Cinkuss not only conducts young male singers who have benefited from that musical education; he's a product of it himself. Like thousands of other Latvian children, Cinkuss, 46, attended a specialist elementary school for musically talented children, followed by a specialist music high school.

Mariss Jansons leads the Bavarian Radio Symphony Orchestra.

The idea was to prepare students for professional music careers, and at each stage those who qualified were trained not just on their instrument but in music theory, music history, and ensemble performance.

Children who preferred a generalist school could opt instead to attend intensive afternoon music schools. Several schools -- including the Riga Dom Choir School -- continue the specialist tradition the Soviet Union left behind.

"Without attending a music school as a child, I would not have become a composer," says Eriks Esenvalds, a 38-year-old Latvian whose music is performed worldwide. "For a composer, having excellent instrumental skills is crucial, and that's something I have thanks to having attended a specialist music school."

Latvian law gives every citizen the right to music education. And today, as in Soviet times, the government generously subsidizes children's musical education.

"The special thing about the Riga Dom Choir School is that most of the lessons take place either in small groups or completely individually," says Zane Stafecka, a member of the vocal group Latvian Voices. "As a result, every pupil has very close relationships with his teachers, gets special attention, and at the same time also gets more responsibility."

Latvian Voices

Two of Latvian Voices' five other members are also Riga Dom Choir School graduates. And Garanca, Opolais, Rebeka, and Nelsons attended specialist music schools as well.

"Latvia is quite phenomenal, with an outstanding choir tradition and choirs," says London's leading musical impresario, Jasper Parrott. He attributes the success of Latvian musicians not only to their grounding in the Soviet training methods but also to their country's ability to improve upon the system by drawing on and adding uniquely Latvian cultural elements.

What the Latvians did entirely without assistance from Moscow -- in fact, in defiance of Soviet diktats -- was build a choral culture based on Latvian folk songs. Since 1873, Latvians have held gigantic song festivals featuring plenty of folk songs, usually every five years.

"In 1873, Latvia still didn't exist as a country, so the song festivals are older than the country itself," notes Esenvalds. "And because Latvia has been ruled by larger neighbors for so much of its history, folk songs became a very important heritage that held people together."

Though Soviet leaders frowned on such nationalist expressions, and forced the Song Festival (renamed the Song and Dance Festival in the 1940s) to include odes to the Soviet Union, they didn't dare ban it.

Indeed, the Song and Dance Festival became a hub of somewhat subversive Latvian artistic expression. In the 1970s, several leading Latvian conductors and composers turned their attention to Latvian folk songs and set them to modern arrangements, creating a repertoire that turbo-charged Latvians' interest in choral singing.
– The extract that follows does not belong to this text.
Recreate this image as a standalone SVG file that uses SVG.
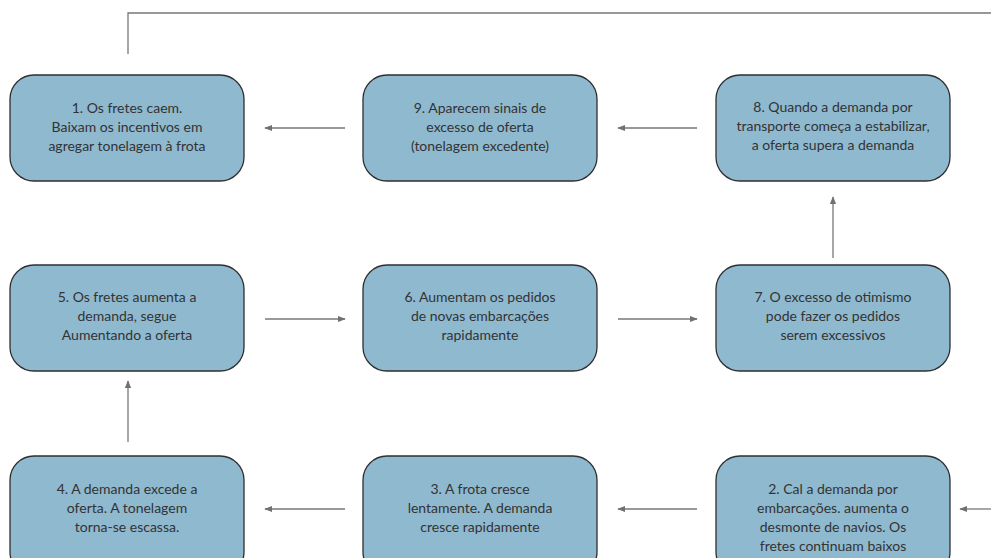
<svg xmlns="http://www.w3.org/2000/svg" width="991" height="558" viewBox="0 0 991 558">
<defs>
<marker id="ah" viewBox="0 0 10 10" refX="9" refY="5" markerWidth="8" markerHeight="8" markerUnits="userSpaceOnUse" orient="auto">
<path d="M0,1 L10,5 L0,9 Z" fill="#707070"/>
</marker>
<style>
.box{fill:#8fb9cf;stroke:#2f2f2f;stroke-width:1.3}
.t{font-family:"Lato","Liberation Sans",sans-serif;font-size:14px;fill:#333;text-anchor:middle}
.c{stroke:#777;stroke-width:1.3;fill:none}
.a{stroke:#777;stroke-width:1.3;fill:none;marker-end:url(#ah)}
</style>
</defs>
<rect width="991" height="558" fill="#fff"/>
<g id="connectors">
<path class="c" d="M128,54 V13 H991"/>
<line class="a" x1="345" y1="128" x2="265" y2="128"/>
<line class="a" x1="697" y1="128" x2="618" y2="128"/>
<line class="a" x1="265" y1="319" x2="345" y2="319"/>
<line class="a" x1="618" y1="319" x2="697" y2="319"/>
<line class="a" x1="833" y1="258" x2="833" y2="197"/>
<line class="a" x1="128" y1="442" x2="128" y2="381"/>
<line class="a" x1="991" y1="509" x2="960" y2="509"/>
<line class="a" x1="697" y1="509" x2="618" y2="509"/>
<line class="a" x1="345" y1="509" x2="265" y2="509"/>
</g>
<g id="n1"><rect class="box" x="10" y="75" width="234" height="106" rx="24"/>
<text class="t"><tspan x="127" y="113">1. Os fretes caem.</tspan><tspan x="127" y="132">Baixam os incentivos em</tspan><tspan x="127" y="151">agregar tonelagem à frota</tspan></text></g>
<g id="n9"><rect class="box" x="363" y="75" width="234" height="106" rx="24"/>
<text class="t"><tspan x="480" y="113">9. Aparecem sinais de</tspan><tspan x="480" y="132">excesso de oferta</tspan><tspan x="480" y="151">(tonelagem excedente)</tspan></text></g>
<g id="n8"><rect class="box" x="716" y="75" width="234" height="106" rx="24"/>
<text class="t"><tspan x="833" y="112">8. Quando a demanda por</tspan><tspan x="833" y="131">transporte começa a estabilizar,</tspan><tspan x="833" y="150">a oferta supera a demanda</tspan></text></g>
<g id="n5"><rect class="box" x="10" y="265" width="234" height="106" rx="24"/>
<text class="t"><tspan x="127" y="302">5. Os fretes aumenta a</tspan><tspan x="127" y="321">demanda, segue</tspan><tspan x="127" y="340">Aumentando a oferta</tspan></text></g>
<g id="n6"><rect class="box" x="363" y="265" width="234" height="106" rx="24"/>
<text class="t"><tspan x="480" y="302">6. Aumentam os pedidos</tspan><tspan x="480" y="321">de novas embarcações</tspan><tspan x="480" y="340">rapidamente</tspan></text></g>
<g id="n7"><rect class="box" x="716" y="265" width="234" height="106" rx="24"/>
<text class="t"><tspan x="833" y="302">7. O excesso de otimismo</tspan><tspan x="833" y="321">pode fazer os pedidos</tspan><tspan x="833" y="340">serem excessivos</tspan></text></g>
<g id="n4"><rect class="box" x="10" y="456" width="234" height="120" rx="24"/>
<text class="t"><tspan x="127" y="494">4. A demanda excede a</tspan><tspan x="127" y="513">oferta. A tonelagem</tspan><tspan x="127" y="532">torna-se escassa.</tspan></text></g>
<g id="n3"><rect class="box" x="363" y="456" width="234" height="120" rx="24"/>
<text class="t"><tspan x="480" y="494">3. A frota cresce</tspan><tspan x="480" y="513">lentamente. A demanda</tspan><tspan x="480" y="532">cresce rapidamente</tspan></text></g>
<g id="n2"><rect class="box" x="716" y="456" width="234" height="120" rx="24"/>
<text class="t"><tspan x="833" y="494">2. Cal a demanda por</tspan><tspan x="833" y="513">embarcações. aumenta o</tspan><tspan x="833" y="532">desmonte de navios. Os</tspan><tspan x="833" y="551">fretes continuam baixos</tspan></text></g>
</svg>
WATCH: Elina Garanca sings Carmen at the Metropolitian Opera

Ambitious conductors started new choirs, and following Latvia's Singing Revolution that led to its re-independence in 1991, the number grew further. Today Latvia's youth choirs -- many of which specialize in highly challenging repertoire -- are considered among the world's best, and gaining admission to one of them is extremely competitive.

At the 2014 World Choir Games, Latvia won more gold medals than any other country. China finished second, followed by Russia, the United States, and Indonesia. The latter countries all have populations of more than 100 million, whereas Latvia has only about 2 million citizens.

The Song and Dance Festival (often referred to in English as the Song and Dance Celebration), featuring over 30,000 participants, continues to this day, and since Latvia's independence has focused exclusively on Latvian music. The most recent festival was held in 2013; the next one will be held in 2018.

A newer youth song festival is flourishing, too. But many musicians worry that Latvia is resting on its laurels.

"Our musical elite is always telling the politicians that our large number of top musicians is a direct result of government commitment to music in public education," says Cincuss. "If the government cuts its funding, as some politicians suggest it should, in 50 years we won't have many top musicians."

Indeed, the government’s musical largesse enters into public debate every now and then. But fortunately for budding Latvian musicians, no political party has seriously proposed cutting back on the country's successful investment in music education.